The members of PPP and the government strongly dismissed the “allegations” made by Qadeer Khan regarding Benazir Bhutto’s role in atomic proliferation. The Foreign Office categorically rejected Qadeer Khan’s claim, and maintained the fact that “the proliferation activity was an individual act, and did not carry authorization of Pakistan Government, at any stage.” The spokesperson of the People’s Party, Farhatullah Babar, also rebutted the claims as “a desperate attempt to wash his own guilt.”

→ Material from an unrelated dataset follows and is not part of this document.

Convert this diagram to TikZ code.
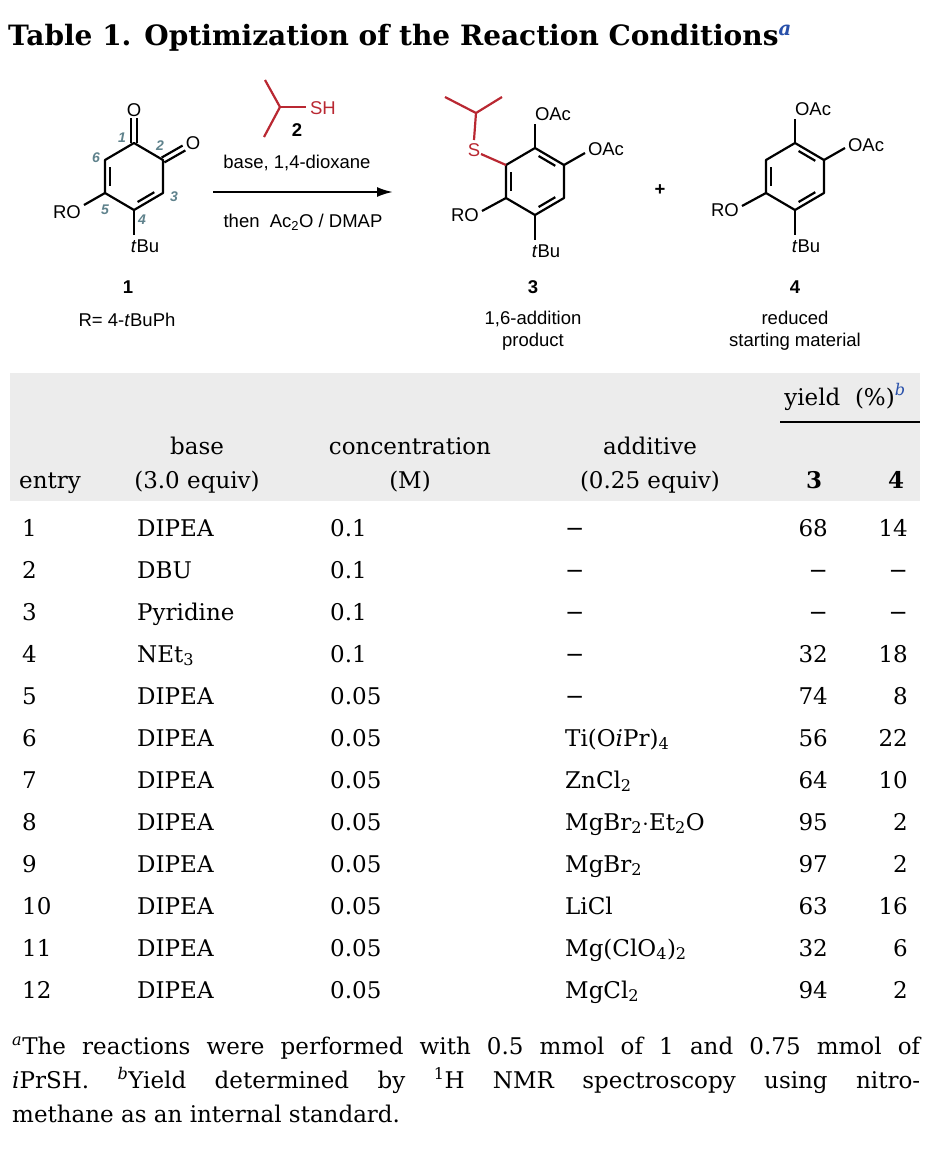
\documentclass[tikz,border=0pt]{standalone}
\usepackage{fontspec}
\setmainfont{DejaVu Serif}
\newfontfamily\arialf{Liberation Sans}
\usetikzlibrary{calc,arrows.meta}
\definecolor{chemred}{RGB}{185,40,50}
\definecolor{numteal}{RGB}{95,130,140}
\definecolor{supblue}{RGB}{40,80,170}
\definecolor{hdrgray}{RGB}{236,236,236}
\newcommand{\innerbond}[3]{%
  \path ($(#1)!.15!(#2)$) coordinate (t1) ($(#2)!.15!(#1)$) coordinate (t2);
  \draw ($(t1)!5.5pt!(#3)$) -- ($(t2)!5.5pt!(#3)$);}
\newcommand{\mkring}[2]{% center x,y
  \coordinate (ra) at (#1,#2-33.5);
  \coordinate (rb) at (#1+29,#2-16.5);
  \coordinate (rc) at (#1+29,#2+16.5);
  \coordinate (rd) at (#1,#2+33.5);
  \coordinate (re) at (#1-29,#2+16.5);
  \coordinate (rf) at (#1-29,#2-16.5);
  \coordinate (rcen) at (#1,#2);
  \draw[bond] (ra)--(rb)--(rc)--(rd)--(re)--(rf)--cycle;}
\newcommand{\mdash}{\char"2212}
\begin{document}
\begin{tikzpicture}[x=1pt,y=-1pt,
  bond/.style={line width=2.2pt,line join=round},
  chem/.style={font=\arialf\fontsize{18.5}{20}\selectfont,inner sep=0pt},
  chemb/.style={chem,font=\arialf\bfseries\fontsize{18.5}{20}\selectfont},
  num/.style={font=\arialf\itshape\bfseries\fontsize{14}{15}\selectfont,text=numteal,inner sep=0pt},
  tb/.style={font=\fontsize{23}{26}\selectfont,inner sep=0pt},
  tbl/.style={tb,anchor=base west},
  tbr/.style={tb,anchor=base east},
  tbc/.style={tb,anchor=base}]
\useasboundingbox (0,0) rectangle (938,1160);
% title
\node[anchor=base west,inner sep=0pt,font=\bfseries\fontsize{28}{30}\selectfont] (title) at (8,45)
  {Table 1. Optimization of the Reaction Conditions\textsuperscript{\textcolor{supblue}{\itshape a}}};
% ---- molecule 1
\begin{scope}[every path/.style={bond}]
\coordinate (c1) at (134,143); \coordinate (c2) at (163,160); \coordinate (c3) at (163,193);
\coordinate (c4) at (134,210); \coordinate (c5) at (105,193); \coordinate (c6) at (105,160);
\coordinate (m1cen) at (134,176.5);
\draw (c1)--(c2)--(c3)--(c4)--(c5)--(c6)--cycle;
\innerbond{c5}{c6}{m1cen}
\innerbond{c3}{c4}{m1cen}
\node[chem] (o1) at (134,110) {O};
\node[chem] (o2) at (193,143) {O};
\draw ($(c1)!2.8pt!90:(o1)$) -- ($(o1.south)!2.8pt!-90:(c1)$);
\draw ($(c1)!2.8pt!-90:(o1)$) -- ($(o1.south)!2.8pt!90:(c1)$);
\coordinate (o2e) at (184,148);
\draw ($(c2)!2.8pt!90:(o2e)$) -- ($(o2e)!2.8pt!-90:(c2)$);
\draw ($(c2)!2.8pt!-90:(o2e)$) -- ($(o2e)!2.8pt!90:(c2)$);
\node[chem] (ro1) at (67,212) {RO};
\draw (c5) -- (84,205);
\node[chem] (tbu1) at (145,246) {\textit{t}Bu};
\draw (c4) -- (134,235);
\end{scope}
\node[num] at (122,138) {1};
\node[num] at (160,146) {2};
\node[num] at (174,197) {3};
\node[num] at (142,220) {4};
\node[num] at (105,210) {5};
\node[num] at (96,158) {6};
\node[chemb] (l1) at (128,287) {1};
\node[chem] (r1) at (127,320) {R= 4-\textit{t}BuPh};
% ---- reagent 2 and arrow
\draw[bond,chemred] (265,80) -- (280,107) coordinate (ip) -- (264,137);
\draw[bond,chemred] (ip) -- (306,107);
\node[chem,text=chemred] (sh) at (323,108) {SH};
\node[chemb] (l2) at (297,130) {2};
\node[chem] (cond1) at (297,163) {base, 1,4-dioxane};
\coordinate (arS) at (213,192); \coordinate (arE) at (393,192);
\draw[line width=2.2pt,-{Latex[length=16pt,width=10pt]}] (arS) -- (arE);
\node[chem] (cond2) at (303,222) {then\ \ Ac\textsubscript{2}O / DMAP};
% ---- molecule 3
\begin{scope}[every path/.style={bond}]
\mkring{535}{181.5}
\innerbond{re}{rf}{rcen}
\innerbond{ra}{rb}{rcen}
\innerbond{rc}{rd}{rcen}
\draw (ra) -- (535,124);
\node[chem] (oac3a) at (553,114) {OAc};
\draw (rb) -- (585,153);
\node[chem] (oac3b) at (606,149) {OAc};
\draw (re) -- (482,211);
\node[chem] (ro3) at (465,215) {RO};
\draw (rd) -- (535,240);
\node[chem] (tbu3) at (546,251) {\textit{t}Bu};
\draw[chemred] (rf) -- (481,154);
\node[chem,text=chemred] (s3) at (474,150) {S};
\draw[chemred] (474,140) -- (476,113) coordinate (ip3) -- (445,97);
\draw[chemred] (ip3) -- (502,97);
\end{scope}
\node[chemb] (l3) at (533,287) {3};
\node[chem,align=center,font=\arialf\fontsize{18.5}{22}\selectfont] (t3) at (533,331) {1,6-addition\\product};
\node[chemb] (plus) at (660,190) {+};
% ---- molecule 4
\begin{scope}[every path/.style={bond}]
\mkring{795}{176.5}
\innerbond{re}{rf}{rcen}
\innerbond{ra}{rb}{rcen}
\innerbond{rc}{rd}{rcen}
\draw (ra) -- (795,119);
\node[chem] (oac4a) at (813,109) {OAc};
\draw (rb) -- (845,148);
\node[chem] (oac4b) at (866,145) {OAc};
\draw (re) -- (742,206);
\node[chem] (ro4) at (725,210) {RO};
\draw (rd) -- (795,235);
\node[chem] (tbu4) at (806,246) {\textit{t}Bu};
\end{scope}
\node[chemb] (l4) at (795,287) {4};
\node[chem,align=center,font=\arialf\fontsize{18.5}{22}\selectfont] (t4) at (795,331) {reduced\\starting material};
% ---- table header
\fill[hdrgray] (10,373) rectangle (920,501);
\node[tbc] (hy) at (845,405) {yield\ \ (\%)\textsuperscript{\textcolor{supblue}{\itshape b}}};
\draw[line width=2.4pt] (780,422) -- (920,422);
\node[tbc] (hbase) at (197,454) {base};
\node[tbc] (hbase2) at (197,488) {(3.0 equiv)};
\node[tbc] (hconc) at (410,454) {concentration};
\node[tbc] (hconc2) at (410,488) {(M)};
\node[tbc] (hadd) at (650,454) {additive};
\node[tbc] (hadd2) at (650,488) {(0.25 equiv)};
\node[tbc] (hentry) at (50,488) {entry};
\node[tbc,font=\bfseries\fontsize{23}{26}\selectfont] (h3) at (814,488) {3};
\node[tbc,font=\bfseries\fontsize{23}{26}\selectfont] (h4) at (896,488) {4};
% ---- rows
\foreach \i/\b/\c/\a/\y/\z in {
 1/DIPEA/0.1/\mdash/68/14,
 2/DBU/0.1/\mdash/\mdash/\mdash,
 3/Pyridine/0.1/\mdash/\mdash/\mdash,
 4/NEt\textsubscript{3}/0.1/\mdash/32/18,
 5/DIPEA/0.05/\mdash/74/8,
 6/DIPEA/0.05/Ti(O\textit{i}Pr)\textsubscript{4}/56/22,
 7/DIPEA/0.05/ZnCl\textsubscript{2}/64/10,
 8/DIPEA/0.05/MgBr\textsubscript{2}$\cdot$Et\textsubscript{2}O/95/2,
 9/DIPEA/0.05/MgBr\textsubscript{2}/97/2,
 10/DIPEA/0.05/LiCl/63/16,
 11/DIPEA/0.05/Mg(ClO\textsubscript{4})\textsubscript{2}/32/6,
 12/DIPEA/0.05/MgCl\textsubscript{2}/94/2}{
  \pgfmathsetmacro{\yy}{536+42*(\i-1)}
  \node[tbl] (e\i) at (22,\yy) {\i};
  \node[tbl] (b\i) at (137,\yy) {\b};
  \node[tbl] (c\i) at (330,\yy) {\c};
  \node[tbl] (a\i) at (565,\yy) {\a};
  \node[tbr] (y\i) at (828,\yy) {\y};
  \node[tbr] (z\i) at (908,\yy) {\z};
}
% ---- footnote
\node[anchor=north west,inner sep=0pt,text width=908pt,align=justify,
  font=\fontsize{23}{34}\selectfont] (foot) at (12,1037)
  {\textsuperscript{\itshape a}The reactions were performed with 0.5 mmol of 1 and 0.75 mmol of\linebreak \textit{i}PrSH. \textsuperscript{\itshape b}Yield determined by \textsuperscript{1}H NMR spectroscopy using nitro-\linebreak methane as an internal standard.};
\end{tikzpicture}
\end{document}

Position on 1998 tests: In May 1998, India detonated its five nuclear devices in the Pokhran test range, and established itself as the world’s sixth nuclear power. Later it was confirmed that Bhutto and the PPP had made political gains by the call for conducting atomic tests and had an increase in their popularity in the country, which had suffered in the 1996 scandal. In recent declassified and undated papers released by Wiki leaks in 2011, Bhutto assured the American diplomats that she was against conducting nuclear tests, and similar assurances were given by Nawaz Sharif to the American diplomats. But it later turned out that Bhutto had publicly sought for the conductance of tests in response to India. She justified the “eat grass” statement – frequently used by her father Zulfikar Bhutto and Nawaz Sharif to assure the people of Pakistan that austerity measures would be adopted, and national security would not be compromised. In undated leaks, Bhutto was sought by the American diplomats multiple times to soften her stance of support for nuclear tests, and cautioned that her reaction to Indian tests had been criticized in the Western media.
Legacy
Memorial at the site of the assassination
Commenting on her legacy, William Dalrymple writes that “it’s wrong for the West simply to mourn Benazir Bhutto as a martyred democrat since her legacy was far murkier and more complex”. Despite her western and positive image in the world, Bhutto’s controversial policies and support have made her legacy much more complicated. Benazir Bhutto failed to revert the controversial Hudood Ordinance — a controversial presidential ordinance which suppressed women’s rights, making them subordinate to men. In 2009, the CBS News, described her legacy as “mixed”, and commented that: “it’s only in death that she will become an icon—in some ways people will look at her accomplishments through rose-tinted glasses rather than remembering the corruption charges, her lack of achievements or how much she was manipulated by other people.”